“Preponderance of Evidence” Considered for Driving While High Bill

December 10, 2012
By

State lawmakers will consider drug DUI legislation this year

DENVER– Amendment 64 proponents are euphoric over statewide voters’ nod to legalize marijuana – but sobering legislation is on the horizon. State Senator Steve King (R-Grand Junction) said he plans to introduce a new drug DUI bill in January – but it may have a new legal twist.

The bill, he said, may be based on “preponderance of evidence.”

If so, it would eliminate the per se standard in King’s previous bills and a new one that’s listed on Colorado Transportation Legislation Review Committee’s list of bills in 2013.

King said he has been working on the bill with Colorado Commission on Criminal & Juvenile Justice which recently advocated the switch from the per se standard to preponderance of evidence.

“Preponderance of the evidence” is a measure of proof that is less than reasonable doubt, and clear and convincing evidence, but greater than probable cause. The evidence in court is based largely on the testimony, reports and observations of law enforcement officers.

King’s past bills, which failed, set a per se standard to determine impairment as “more than 5 nanograms of delta 9-tetrahydrocannabinol (THC) per milliliter of blood.”

Those bills were mired in debate over the scientific studies of THC, he said, and a misunderstanding that THC indicated levels of drug intoxication. Only Delta 9-THC– not THC– in marijuana can cause intoxication and dissipates over several hours.

“You don’t stay high all the time,” said King. “You slowly come down from being high.”

Because voters passed Amendment 64, 55 to 45 percent, in November, King said the increased number of recreational users will result in much greater numbers of drug-impaired drivers.  A new DUI bill, he hopes, “will bring sanity” and save lives that could be lost in more traffic accidents.

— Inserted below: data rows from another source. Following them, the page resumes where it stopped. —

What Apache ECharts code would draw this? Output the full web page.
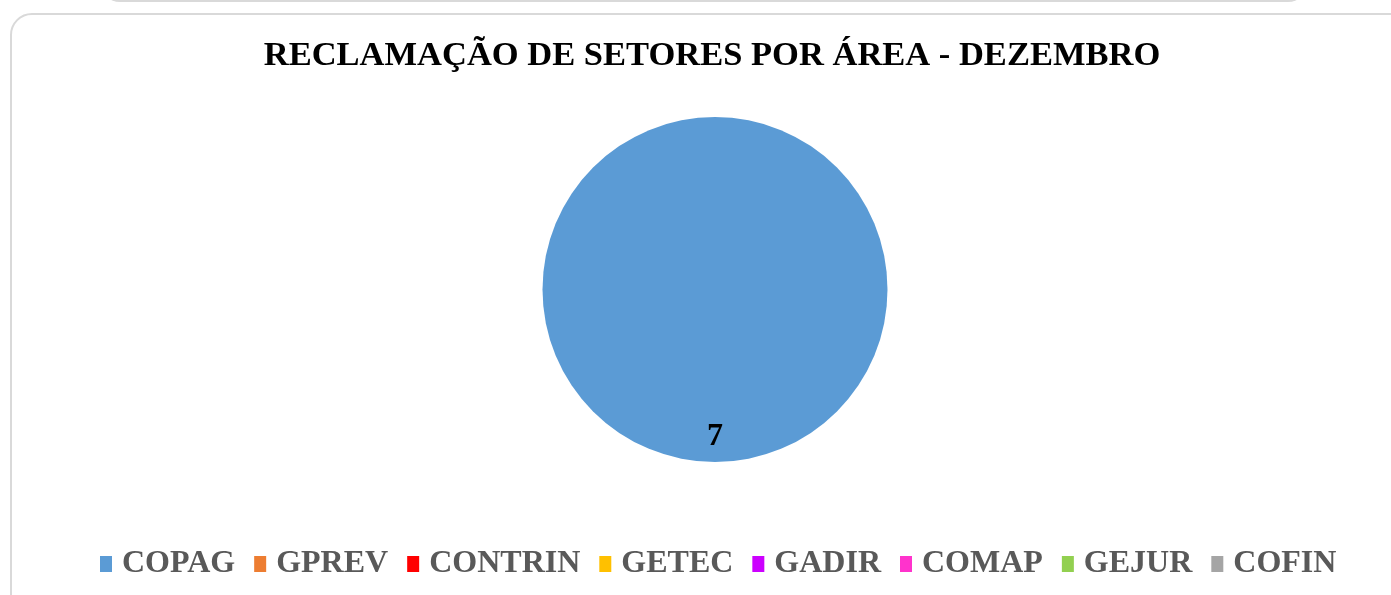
<!DOCTYPE html>
<html>
<head>
<meta charset="utf-8">
<script src="https://cdn.jsdelivr.net/npm/echarts@6/dist/echarts.min.js"></script>
<style>
html,body{margin:0;padding:0;background:#fff;overflow:hidden;}
#wrap{position:relative;width:1391px;height:595px;overflow:hidden;}
#prev{position:absolute;left:100px;top:-28px;width:1208px;height:30px;border:2px solid #d9d9d9;border-top:none;border-radius:0 0 20px 20px;box-sizing:border-box;}
#card{position:absolute;left:10px;top:13px;width:1420px;height:640px;border:2px solid #d9d9d9;border-radius:22px;box-sizing:border-box;}
#chart{position:absolute;left:0;top:0;width:1391px;height:595px;}
</style>
</head>
<body>
<div id="wrap">
<div id="prev"></div>
<div id="card"></div>
<div id="chart"></div>
</div>
<script>
const titleText = 'RECLAMAÇÃO DE SETORES POR ÁREA - DEZEMBRO';
const categories = ['COPAG','GPREV','CONTRIN','GETEC','GADIR','COMAP','GEJUR','COFIN'];
const values = [7,0,0,0,0,0,0,0];
const colors = ['#5B9BD5','#ED7D31','#FF0000','#FFC000','#CC00FF','#FF33CC','#92D050','#A5A5A5'];

const chart = echarts.init(document.getElementById('chart'), null, {renderer:'canvas'});
const serif = '"Liberation Serif","Times New Roman",serif';
chart.setOption({
  animation:false,
  color: colors,
  title:{
    text:titleText, left:707, textAlign:'center', top:34,
    textStyle:{fontFamily:serif,fontWeight:'bold',fontSize:34.5,color:'#000'}
  },
  legend:{
    data:categories, left:95, top:543, icon:'rect',
    itemWidth:12, itemHeight:16, itemGap:19,
    textStyle:{fontFamily:serif,fontWeight:'bold',fontSize:32,color:'#595959',padding:[0,0,0,5]}
  },
  series:[{
    type:'pie', center:[715,289.5], radius:172.5, startAngle:90,
    itemStyle:{borderWidth:0},
    label:{show:true, position:'inside', formatter:p=>p.value?String(p.value):'',
      fontFamily:serif,fontWeight:'bold',fontSize:32,color:'#000'},
    labelLayout:{dy:58},
    labelLine:{show:false},
    emphasis:{disabled:true},
    data: categories.map((c,i)=>({name:c,value:values[i]}))
  }]
});
</script>
</body>
</html>
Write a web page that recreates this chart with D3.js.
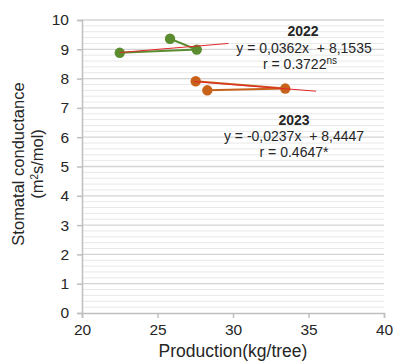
<!DOCTYPE html>
<html><head><meta charset="utf-8">
<script src="https://cdn.jsdelivr.net/npm/d3@7"></script>
<style>body{margin:0;background:#fff}svg{display:block;font-family:"Liberation Sans",Arial,sans-serif}</style>
</head><body><div id="chart"></div>
<script>
const xTicks = [20, 25, 30, 35, 40];
const yTicks = [0,1,2,3,4,5,6,7,8,9,10];
const series2022 = [[25.83, 9.36], [27.6, 8.99], [22.5, 8.88]];
const series2023 = [[27.53, 7.91], [33.46, 7.66], [28.3, 7.6]];
const trend2022 = [[22.5, 8.89], [29.7, 9.2]];
const trend2023 = [[27.4, 7.9], [35.5, 7.57]];
const labels2022 = ["2022", "y = 0,0362x  + 8,1535", "r = 0.3722", "ns"];
const labels2023 = ["2023", "y = -0,0237x  + 8,4447", "r = 0.4647*"];

const W = 394, H = 362;
const m = {l: 82, r: 10, t: 20, b: 49};
const svg = d3.select("#chart").append("svg").attr("width", W).attr("height", H);
const x = d3.scaleLinear().domain([20, 40]).range([m.l, W - m.r]);
const y = d3.scaleLinear().domain([0, 10]).range([H - m.b, m.t]);
const keep = s => s.replace(/  /g, " \u00a0");

// minor grid
const minor = d3.range(0, 10.001, 0.2).filter(v => Math.abs(v - Math.round(v)) > 1e-6);
svg.append("g").selectAll("line").data(minor).join("line")
  .attr("x1", x(20)).attr("x2", x(40)).attr("y1", d => y(d)).attr("y2", d => y(d))
  .attr("stroke", "#e8e8e8").attr("stroke-width", 1);
// major grid
svg.append("g").selectAll("line").data(yTicks.slice(1)).join("line")
  .attr("x1", x(20)).attr("x2", x(40)).attr("y1", d => y(d)).attr("y2", d => y(d))
  .attr("stroke", "#d4d4d4").attr("stroke-width", 1.3);

// axes
const yAxis = svg.append("g").attr("transform", `translate(${x(20)},0)`)
  .call(d3.axisLeft(y).tickValues(yTicks).tickSize(5).tickPadding(8));
const xAxis = svg.append("g").attr("transform", `translate(0,${y(0)})`)
  .call(d3.axisBottom(x).tickValues(xTicks).tickSize(5).tickPadding(6));
[yAxis, xAxis].forEach(g => {
  g.select(".domain").attr("stroke", "#bfbfbf").attr("stroke-width", 1.5);
  g.selectAll(".tick line").attr("stroke", "#bfbfbf").attr("stroke-width", 1.5);
  g.selectAll(".tick text").attr("fill", "#262626").style("font-size", "15.5px")
    .style("font-family", '"Liberation Sans",Arial,sans-serif');
});

const line = d3.line().x(d => x(d[0])).y(d => y(d[1]));
function drawSeries(data, trend, color) {
  svg.append("path").datum(data).attr("d", line).attr("fill", "none")
    .attr("stroke", color).attr("stroke-width", 2);
  svg.append("g").selectAll("circle").data(data).join("circle")
    .attr("cx", d => x(d[0])).attr("cy", d => y(d[1])).attr("r", 5.2).attr("fill", color);
  svg.append("path").datum(trend).attr("d", line).attr("fill", "none")
    .attr("stroke", "#e3262a").attr("stroke-width", 1);
}
drawSeries(series2022, trend2022, "#5b8c2f");
drawSeries(series2023, trend2023, "#c8621a");

// annotations
const ann = svg.append("g").attr("fill", "#262626").style("font-size", "14px")
  .attr("text-anchor", "middle");
ann.append("text").attr("x", 303).attr("y", 36).attr("font-weight", "bold").text(labels2022[0]);
ann.append("text").attr("x", 304).attr("y", 52.5).text(keep(labels2022[1]));
const r22 = ann.append("text").attr("x", 300).attr("y", 68.5);
r22.append("tspan").text(labels2022[2]);
r22.append("tspan").attr("dy", -5).style("font-size", "10px").text(labels2022[3]);
ann.append("text").attr("x", 294).attr("y", 125).attr("font-weight", "bold").text(labels2023[0]);
ann.append("text").attr("x", 294).attr("y", 140.5).text(keep(labels2023[1]));
ann.append("text").attr("x", 294).attr("y", 157).text(labels2023[2]);

// axis titles
svg.append("text").attr("x", x(30)).attr("y", 357).attr("text-anchor", "middle")
  .attr("fill", "#262626").style("font-size", "17.5px").text("Production(kg/tree)");
const yt = svg.append("text").attr("transform", "translate(0,164) rotate(-90)")
  .attr("text-anchor", "middle").attr("fill", "#262626").style("font-size", "16.5px");
yt.append("tspan").attr("x", 0).attr("y", 24).text("Stomatal conductance");
const t2 = yt.append("tspan").attr("x", 0).attr("y", 43);
t2.append("tspan").text("(m");
t2.append("tspan").attr("dy", -5).style("font-size", "10px").text("2");
t2.append("tspan").attr("dy", 5).text("s/mol)");
</script></body></html>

Colorado and Washington became the first two states to legalize recreational marijuana.  Thursday, Washington residents were free to light up, however, the voter-approved Initiative 502 includes a DUI per se limit of 5 nanograms of THC per milliliter.

Another 14 states have legalized medical marijuana, but none are immune to federal law that criminalizes cannabis as a Scheduled I drug, along with LSD and heroin, under The Controlled Substances Act.

Despite numerous petitions over four decades and legislation introduced last year by Reps. Ron Paul (R-Texas) and Barney Frank (D-Massachusetts) to decriminalize cannabis, it still is listed under the most dangerous drugs.

Without the per se limits, King’s new bill may eliminate hours and hours of debate over the merit of conflicting studies. But, the “preponderance of evidence” basis also promises lengthy dialogue.

Regardless of the standard for drug DUI, law enforcement officers can stop a driver for probable cause that can range from failing to signal a lane change to erratic driving.

California’s drug DUI law, based on “preponderance of evidence,” is described by some attorneys as a low threshold to prove because it assumes the charge would not have been made without justification.

Others argue that the standard is superseded in court by the need to provide proof beyond a reasonable doubt – the highest standard – in order to win a criminal conviction.

According to Darrell York, a California criminal defense attorney and former policeman, the arresting officer makes assessments of the driver’s physical appearance, dilated pupils, lack of physical coordination, slurred speech, slow responses – and the smell of cannabis.

In court, the officers testify about those observations, the defendant’s performance on a roadside sobriety test and the results of a blood or urine test administered to measure marijuana in the bloodstream.

“THC (high) effects last only a few hours,” York said in a website interview. “THC itself can remain in your body for days, weeks or even months. It is virtually impossible (for a test) to detect when you actually used marijuana.”

Michael Scaffidi, aRiversideattorney and former police officer, declared, “People are routinely wrongly prosecuted for California DUI marijuana… simply having marijuana in your system doesn’t make you guilty of driving under the influence.”

In Washington, the legalization of marijuana was celebrated Thursday, but it was also lamented among lawyers who think the per se standard of THC levels is arbitrary.

“People would likely register the 5 nanograms level or higher even several hours after marijuana consumption,” said Tim Milios, a Seattle attorney, in a statement.

“It’s one thing to tell a recreational drug user that there is no tolerance for driving after consumption of the drug. It’s another thing entirely to take the keys out of the hand of one who relies on prescription medication regardless of impairment or lack thereof,” said Milios.

“People get stopped, arrested and charged for DUI, even when they are not impaired,” he said. “Often times, the initial stop has nothing to do with impaired driving but then turns into a DUI investigation after the odor of an intoxicant is discovered.”

Whether people use marijuana or alcohol, Milios said his advice is don’t drive – “you’re testing fate.”